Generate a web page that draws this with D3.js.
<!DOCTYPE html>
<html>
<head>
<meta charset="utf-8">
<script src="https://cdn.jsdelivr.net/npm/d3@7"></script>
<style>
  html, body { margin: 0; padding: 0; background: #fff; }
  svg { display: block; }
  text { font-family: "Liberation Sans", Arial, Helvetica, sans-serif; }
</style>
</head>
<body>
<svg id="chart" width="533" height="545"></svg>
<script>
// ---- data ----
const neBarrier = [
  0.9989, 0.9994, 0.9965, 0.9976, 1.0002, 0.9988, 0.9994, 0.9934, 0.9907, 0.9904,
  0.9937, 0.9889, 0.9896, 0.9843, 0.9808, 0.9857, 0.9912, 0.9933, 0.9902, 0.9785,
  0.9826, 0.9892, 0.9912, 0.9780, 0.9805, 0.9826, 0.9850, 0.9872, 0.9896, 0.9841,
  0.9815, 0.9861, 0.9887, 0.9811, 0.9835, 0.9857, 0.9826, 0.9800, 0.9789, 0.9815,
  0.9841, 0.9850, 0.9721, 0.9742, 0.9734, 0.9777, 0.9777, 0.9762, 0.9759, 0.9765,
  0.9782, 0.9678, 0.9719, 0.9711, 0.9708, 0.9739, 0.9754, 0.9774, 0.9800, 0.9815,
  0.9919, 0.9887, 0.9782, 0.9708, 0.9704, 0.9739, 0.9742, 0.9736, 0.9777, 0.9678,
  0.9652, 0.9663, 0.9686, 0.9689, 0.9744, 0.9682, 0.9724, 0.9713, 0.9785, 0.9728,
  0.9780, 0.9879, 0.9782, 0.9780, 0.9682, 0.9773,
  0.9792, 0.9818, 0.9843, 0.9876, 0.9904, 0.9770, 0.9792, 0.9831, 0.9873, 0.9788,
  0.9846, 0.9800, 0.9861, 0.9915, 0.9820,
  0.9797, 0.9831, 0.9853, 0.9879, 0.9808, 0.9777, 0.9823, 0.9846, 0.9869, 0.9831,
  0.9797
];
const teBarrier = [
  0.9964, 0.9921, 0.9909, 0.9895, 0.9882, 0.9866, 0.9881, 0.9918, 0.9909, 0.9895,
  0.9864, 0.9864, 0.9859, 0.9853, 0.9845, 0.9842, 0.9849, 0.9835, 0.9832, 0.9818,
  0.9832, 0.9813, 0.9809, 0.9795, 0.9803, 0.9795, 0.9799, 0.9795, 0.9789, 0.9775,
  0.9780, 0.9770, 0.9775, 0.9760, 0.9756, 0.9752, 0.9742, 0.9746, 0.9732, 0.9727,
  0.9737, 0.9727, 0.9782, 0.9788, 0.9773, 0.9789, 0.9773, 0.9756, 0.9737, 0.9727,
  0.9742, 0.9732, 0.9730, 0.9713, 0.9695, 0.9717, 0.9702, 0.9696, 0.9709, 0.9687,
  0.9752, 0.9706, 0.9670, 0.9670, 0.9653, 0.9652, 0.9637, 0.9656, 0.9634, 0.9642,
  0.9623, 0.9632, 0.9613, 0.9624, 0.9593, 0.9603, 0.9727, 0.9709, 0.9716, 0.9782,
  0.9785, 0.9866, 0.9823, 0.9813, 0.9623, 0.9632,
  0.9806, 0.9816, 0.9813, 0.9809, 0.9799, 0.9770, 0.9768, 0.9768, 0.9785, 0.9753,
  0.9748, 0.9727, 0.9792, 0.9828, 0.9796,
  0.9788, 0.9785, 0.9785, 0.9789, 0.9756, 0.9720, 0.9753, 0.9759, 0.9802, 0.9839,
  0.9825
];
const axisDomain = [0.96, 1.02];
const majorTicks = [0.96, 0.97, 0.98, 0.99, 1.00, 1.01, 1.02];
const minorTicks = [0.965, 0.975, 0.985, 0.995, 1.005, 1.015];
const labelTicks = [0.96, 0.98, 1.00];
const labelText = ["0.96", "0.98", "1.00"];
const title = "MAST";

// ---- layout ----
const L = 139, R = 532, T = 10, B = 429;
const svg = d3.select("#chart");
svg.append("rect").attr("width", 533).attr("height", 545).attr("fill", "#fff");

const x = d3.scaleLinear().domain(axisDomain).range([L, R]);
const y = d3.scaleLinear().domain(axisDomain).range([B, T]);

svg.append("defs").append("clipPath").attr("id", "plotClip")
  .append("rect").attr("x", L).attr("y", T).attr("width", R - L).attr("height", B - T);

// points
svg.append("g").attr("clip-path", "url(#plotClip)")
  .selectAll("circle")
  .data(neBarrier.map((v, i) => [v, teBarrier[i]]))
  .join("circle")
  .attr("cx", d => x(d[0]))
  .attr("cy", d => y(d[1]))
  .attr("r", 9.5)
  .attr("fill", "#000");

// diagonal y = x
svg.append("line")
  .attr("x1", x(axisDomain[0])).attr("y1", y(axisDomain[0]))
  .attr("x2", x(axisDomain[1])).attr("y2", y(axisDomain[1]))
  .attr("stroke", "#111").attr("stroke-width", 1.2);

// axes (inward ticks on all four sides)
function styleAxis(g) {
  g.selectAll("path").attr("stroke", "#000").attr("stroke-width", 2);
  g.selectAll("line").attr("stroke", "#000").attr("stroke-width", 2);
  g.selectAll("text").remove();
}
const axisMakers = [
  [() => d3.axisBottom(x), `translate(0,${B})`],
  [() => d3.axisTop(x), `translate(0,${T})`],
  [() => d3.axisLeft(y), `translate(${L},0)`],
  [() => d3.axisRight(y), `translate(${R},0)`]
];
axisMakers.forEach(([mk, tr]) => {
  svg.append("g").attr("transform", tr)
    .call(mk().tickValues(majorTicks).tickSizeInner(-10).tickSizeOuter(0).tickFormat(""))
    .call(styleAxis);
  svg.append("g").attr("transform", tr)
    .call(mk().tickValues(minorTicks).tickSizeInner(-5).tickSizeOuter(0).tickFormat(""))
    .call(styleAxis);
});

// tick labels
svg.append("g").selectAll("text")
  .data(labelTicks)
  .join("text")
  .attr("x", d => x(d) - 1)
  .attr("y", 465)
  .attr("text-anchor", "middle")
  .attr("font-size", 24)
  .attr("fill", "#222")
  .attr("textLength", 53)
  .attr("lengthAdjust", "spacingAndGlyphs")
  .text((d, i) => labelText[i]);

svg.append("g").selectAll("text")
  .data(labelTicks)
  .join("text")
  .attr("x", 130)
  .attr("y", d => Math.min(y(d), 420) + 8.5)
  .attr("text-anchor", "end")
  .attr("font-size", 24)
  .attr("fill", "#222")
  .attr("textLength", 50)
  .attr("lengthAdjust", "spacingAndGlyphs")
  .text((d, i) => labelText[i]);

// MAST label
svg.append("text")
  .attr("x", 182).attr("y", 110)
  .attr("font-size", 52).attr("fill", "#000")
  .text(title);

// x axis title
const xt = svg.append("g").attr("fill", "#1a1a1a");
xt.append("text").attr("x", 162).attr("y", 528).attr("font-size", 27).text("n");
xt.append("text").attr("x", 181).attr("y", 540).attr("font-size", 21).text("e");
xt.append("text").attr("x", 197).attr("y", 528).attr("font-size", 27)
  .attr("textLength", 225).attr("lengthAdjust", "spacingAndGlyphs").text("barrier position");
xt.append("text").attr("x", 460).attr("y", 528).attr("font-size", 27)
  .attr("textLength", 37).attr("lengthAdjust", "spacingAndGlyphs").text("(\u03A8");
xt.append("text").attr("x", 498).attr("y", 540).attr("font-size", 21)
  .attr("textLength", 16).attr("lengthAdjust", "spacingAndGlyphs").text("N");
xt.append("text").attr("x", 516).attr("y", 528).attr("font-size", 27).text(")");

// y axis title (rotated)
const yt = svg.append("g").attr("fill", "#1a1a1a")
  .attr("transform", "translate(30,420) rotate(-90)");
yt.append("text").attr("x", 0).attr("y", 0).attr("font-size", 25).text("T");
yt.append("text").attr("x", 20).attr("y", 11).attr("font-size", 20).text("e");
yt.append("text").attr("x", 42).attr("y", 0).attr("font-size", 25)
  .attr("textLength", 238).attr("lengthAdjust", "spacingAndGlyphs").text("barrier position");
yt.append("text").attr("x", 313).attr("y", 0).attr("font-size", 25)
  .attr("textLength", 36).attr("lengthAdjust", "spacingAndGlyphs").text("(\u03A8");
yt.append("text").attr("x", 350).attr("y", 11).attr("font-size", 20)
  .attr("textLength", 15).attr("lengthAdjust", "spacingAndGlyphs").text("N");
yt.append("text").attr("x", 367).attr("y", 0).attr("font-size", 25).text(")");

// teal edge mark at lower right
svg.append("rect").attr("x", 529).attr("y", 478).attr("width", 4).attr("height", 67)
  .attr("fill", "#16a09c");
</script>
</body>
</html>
───
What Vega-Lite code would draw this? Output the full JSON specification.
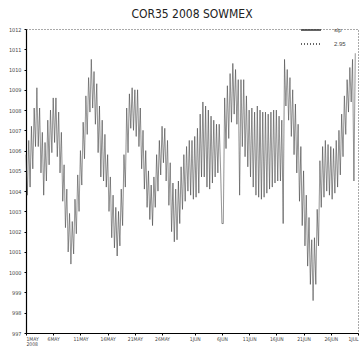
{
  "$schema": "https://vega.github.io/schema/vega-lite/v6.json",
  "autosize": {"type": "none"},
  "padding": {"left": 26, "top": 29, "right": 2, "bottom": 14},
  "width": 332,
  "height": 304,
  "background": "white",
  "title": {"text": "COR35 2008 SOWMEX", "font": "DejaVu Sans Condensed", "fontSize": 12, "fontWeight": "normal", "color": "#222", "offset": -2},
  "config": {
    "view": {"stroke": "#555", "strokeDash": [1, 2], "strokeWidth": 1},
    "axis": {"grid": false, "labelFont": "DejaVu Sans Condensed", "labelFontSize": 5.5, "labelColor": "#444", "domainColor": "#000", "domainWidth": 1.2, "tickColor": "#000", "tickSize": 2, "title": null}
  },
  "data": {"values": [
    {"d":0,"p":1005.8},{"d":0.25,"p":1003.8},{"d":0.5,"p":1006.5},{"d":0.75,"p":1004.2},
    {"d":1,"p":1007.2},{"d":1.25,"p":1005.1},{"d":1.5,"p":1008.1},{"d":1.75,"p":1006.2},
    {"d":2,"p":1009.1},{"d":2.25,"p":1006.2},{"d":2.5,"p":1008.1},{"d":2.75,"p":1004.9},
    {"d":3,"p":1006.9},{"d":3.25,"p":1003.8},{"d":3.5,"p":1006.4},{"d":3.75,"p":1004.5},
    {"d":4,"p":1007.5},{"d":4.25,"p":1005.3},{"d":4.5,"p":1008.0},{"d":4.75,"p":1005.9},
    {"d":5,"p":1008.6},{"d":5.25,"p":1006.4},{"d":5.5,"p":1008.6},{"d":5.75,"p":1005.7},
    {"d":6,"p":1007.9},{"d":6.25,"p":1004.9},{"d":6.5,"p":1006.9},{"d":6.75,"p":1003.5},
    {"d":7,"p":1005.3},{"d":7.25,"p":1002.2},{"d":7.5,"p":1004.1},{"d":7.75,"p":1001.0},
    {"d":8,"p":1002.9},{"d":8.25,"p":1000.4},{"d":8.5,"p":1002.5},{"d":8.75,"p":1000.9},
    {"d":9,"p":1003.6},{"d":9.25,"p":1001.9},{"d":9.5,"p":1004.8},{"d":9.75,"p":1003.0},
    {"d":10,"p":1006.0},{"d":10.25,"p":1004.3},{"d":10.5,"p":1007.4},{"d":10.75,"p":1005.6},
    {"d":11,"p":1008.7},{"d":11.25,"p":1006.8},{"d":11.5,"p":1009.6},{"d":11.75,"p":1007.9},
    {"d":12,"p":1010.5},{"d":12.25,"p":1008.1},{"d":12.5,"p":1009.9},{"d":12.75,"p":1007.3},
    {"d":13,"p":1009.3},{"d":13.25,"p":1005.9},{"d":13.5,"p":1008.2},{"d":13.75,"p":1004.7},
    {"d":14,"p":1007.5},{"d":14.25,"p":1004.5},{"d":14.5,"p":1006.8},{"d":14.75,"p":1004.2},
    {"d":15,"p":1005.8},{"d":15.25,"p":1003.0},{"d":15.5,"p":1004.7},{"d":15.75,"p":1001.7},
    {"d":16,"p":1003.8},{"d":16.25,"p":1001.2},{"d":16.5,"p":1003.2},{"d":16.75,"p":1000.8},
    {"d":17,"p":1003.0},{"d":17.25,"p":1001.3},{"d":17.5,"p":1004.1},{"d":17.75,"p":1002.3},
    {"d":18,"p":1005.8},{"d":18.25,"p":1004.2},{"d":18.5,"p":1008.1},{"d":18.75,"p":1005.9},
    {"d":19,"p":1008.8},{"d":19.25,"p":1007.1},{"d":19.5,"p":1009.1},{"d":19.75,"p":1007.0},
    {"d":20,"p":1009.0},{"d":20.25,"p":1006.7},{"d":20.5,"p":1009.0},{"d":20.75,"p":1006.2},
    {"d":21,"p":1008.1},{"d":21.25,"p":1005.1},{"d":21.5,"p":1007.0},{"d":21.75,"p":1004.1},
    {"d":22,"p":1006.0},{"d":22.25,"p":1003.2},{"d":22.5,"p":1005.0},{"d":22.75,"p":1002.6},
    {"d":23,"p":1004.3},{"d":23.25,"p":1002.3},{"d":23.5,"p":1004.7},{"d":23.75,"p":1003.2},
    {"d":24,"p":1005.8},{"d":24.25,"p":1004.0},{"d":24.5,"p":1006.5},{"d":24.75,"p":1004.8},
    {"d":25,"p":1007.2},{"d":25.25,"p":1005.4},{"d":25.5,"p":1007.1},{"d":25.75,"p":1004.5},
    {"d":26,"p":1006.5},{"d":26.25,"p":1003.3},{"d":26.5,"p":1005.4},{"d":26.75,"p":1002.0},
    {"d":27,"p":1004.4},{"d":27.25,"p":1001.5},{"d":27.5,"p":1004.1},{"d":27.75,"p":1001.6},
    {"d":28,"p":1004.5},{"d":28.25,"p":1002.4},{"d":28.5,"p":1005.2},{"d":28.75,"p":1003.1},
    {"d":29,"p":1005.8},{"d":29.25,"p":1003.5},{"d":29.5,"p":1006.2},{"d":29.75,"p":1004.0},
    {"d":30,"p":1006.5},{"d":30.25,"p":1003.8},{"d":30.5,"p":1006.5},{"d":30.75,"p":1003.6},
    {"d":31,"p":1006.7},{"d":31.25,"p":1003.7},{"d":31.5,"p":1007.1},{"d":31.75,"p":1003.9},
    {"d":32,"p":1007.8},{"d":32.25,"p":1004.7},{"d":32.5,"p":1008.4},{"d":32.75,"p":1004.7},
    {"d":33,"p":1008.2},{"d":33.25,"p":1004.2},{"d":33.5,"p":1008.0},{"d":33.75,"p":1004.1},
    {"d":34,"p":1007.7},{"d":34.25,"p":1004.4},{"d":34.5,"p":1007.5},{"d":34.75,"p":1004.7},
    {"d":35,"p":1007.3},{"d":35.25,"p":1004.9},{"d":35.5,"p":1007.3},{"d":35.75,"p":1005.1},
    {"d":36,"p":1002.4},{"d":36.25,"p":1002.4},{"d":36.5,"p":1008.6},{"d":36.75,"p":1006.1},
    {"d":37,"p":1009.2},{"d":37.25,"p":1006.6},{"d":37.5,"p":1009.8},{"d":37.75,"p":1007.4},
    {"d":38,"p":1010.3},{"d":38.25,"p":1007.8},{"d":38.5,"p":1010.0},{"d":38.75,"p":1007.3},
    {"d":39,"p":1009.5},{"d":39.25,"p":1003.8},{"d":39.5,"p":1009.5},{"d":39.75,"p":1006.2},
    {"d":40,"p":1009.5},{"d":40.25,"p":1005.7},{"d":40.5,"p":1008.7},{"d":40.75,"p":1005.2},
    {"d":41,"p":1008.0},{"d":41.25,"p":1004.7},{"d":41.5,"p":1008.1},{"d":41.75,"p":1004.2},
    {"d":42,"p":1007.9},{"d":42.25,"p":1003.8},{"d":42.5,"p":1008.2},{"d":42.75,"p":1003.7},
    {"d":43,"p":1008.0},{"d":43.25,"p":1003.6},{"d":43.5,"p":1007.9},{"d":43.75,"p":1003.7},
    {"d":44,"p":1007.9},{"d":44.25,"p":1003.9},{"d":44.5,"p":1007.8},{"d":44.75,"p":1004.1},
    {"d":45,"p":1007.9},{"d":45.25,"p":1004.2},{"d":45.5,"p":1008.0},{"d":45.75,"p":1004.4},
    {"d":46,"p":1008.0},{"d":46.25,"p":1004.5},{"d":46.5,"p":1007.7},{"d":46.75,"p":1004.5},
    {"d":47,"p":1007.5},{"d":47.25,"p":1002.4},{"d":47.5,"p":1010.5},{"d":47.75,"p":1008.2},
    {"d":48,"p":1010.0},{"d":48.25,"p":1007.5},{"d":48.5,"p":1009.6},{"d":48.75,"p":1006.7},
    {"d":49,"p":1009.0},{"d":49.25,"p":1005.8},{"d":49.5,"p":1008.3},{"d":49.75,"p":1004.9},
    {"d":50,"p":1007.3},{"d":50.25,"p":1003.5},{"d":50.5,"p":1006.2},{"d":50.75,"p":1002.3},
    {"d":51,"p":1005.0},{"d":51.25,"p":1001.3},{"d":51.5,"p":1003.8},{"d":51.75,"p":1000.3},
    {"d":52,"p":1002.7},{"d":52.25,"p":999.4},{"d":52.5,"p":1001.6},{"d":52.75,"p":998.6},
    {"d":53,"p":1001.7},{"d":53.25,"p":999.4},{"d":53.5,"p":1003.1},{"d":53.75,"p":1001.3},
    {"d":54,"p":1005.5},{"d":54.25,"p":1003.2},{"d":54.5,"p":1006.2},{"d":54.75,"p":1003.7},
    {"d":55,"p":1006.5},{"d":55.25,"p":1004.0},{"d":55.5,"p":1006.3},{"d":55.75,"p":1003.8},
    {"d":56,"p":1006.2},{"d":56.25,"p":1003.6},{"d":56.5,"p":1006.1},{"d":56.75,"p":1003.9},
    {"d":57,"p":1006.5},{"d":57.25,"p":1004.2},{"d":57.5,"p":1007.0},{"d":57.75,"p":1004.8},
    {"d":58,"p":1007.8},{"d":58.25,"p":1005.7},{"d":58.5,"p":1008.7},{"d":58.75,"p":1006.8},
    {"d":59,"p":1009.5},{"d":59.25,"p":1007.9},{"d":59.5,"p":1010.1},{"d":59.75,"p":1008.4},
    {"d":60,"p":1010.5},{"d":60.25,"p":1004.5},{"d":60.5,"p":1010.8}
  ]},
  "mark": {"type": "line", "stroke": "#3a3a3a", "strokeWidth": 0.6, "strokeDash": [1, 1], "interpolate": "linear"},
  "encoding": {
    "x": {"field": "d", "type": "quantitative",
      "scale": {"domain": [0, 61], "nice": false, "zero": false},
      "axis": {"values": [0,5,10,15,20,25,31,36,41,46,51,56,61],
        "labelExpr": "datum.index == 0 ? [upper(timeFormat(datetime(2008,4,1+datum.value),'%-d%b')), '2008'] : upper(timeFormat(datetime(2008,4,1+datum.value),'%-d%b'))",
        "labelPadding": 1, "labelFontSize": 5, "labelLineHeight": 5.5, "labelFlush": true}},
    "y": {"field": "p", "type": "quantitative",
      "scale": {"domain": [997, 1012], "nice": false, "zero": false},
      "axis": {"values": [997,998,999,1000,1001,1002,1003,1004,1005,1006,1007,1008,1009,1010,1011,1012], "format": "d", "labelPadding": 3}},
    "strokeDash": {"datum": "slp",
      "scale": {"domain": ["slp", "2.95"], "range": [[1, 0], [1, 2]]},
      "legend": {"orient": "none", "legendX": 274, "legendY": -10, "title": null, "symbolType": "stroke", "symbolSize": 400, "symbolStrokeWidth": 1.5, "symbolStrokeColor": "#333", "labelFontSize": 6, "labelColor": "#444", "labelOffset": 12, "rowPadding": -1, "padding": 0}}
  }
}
───
THE EXERCISE | Locate the word "this" in the data above. Copy every line carrying it.

FINISHED ANSWER |
Generate a web page that draws this with D3.js.
What Vega-Lite code would draw this? Output the full JSON specification.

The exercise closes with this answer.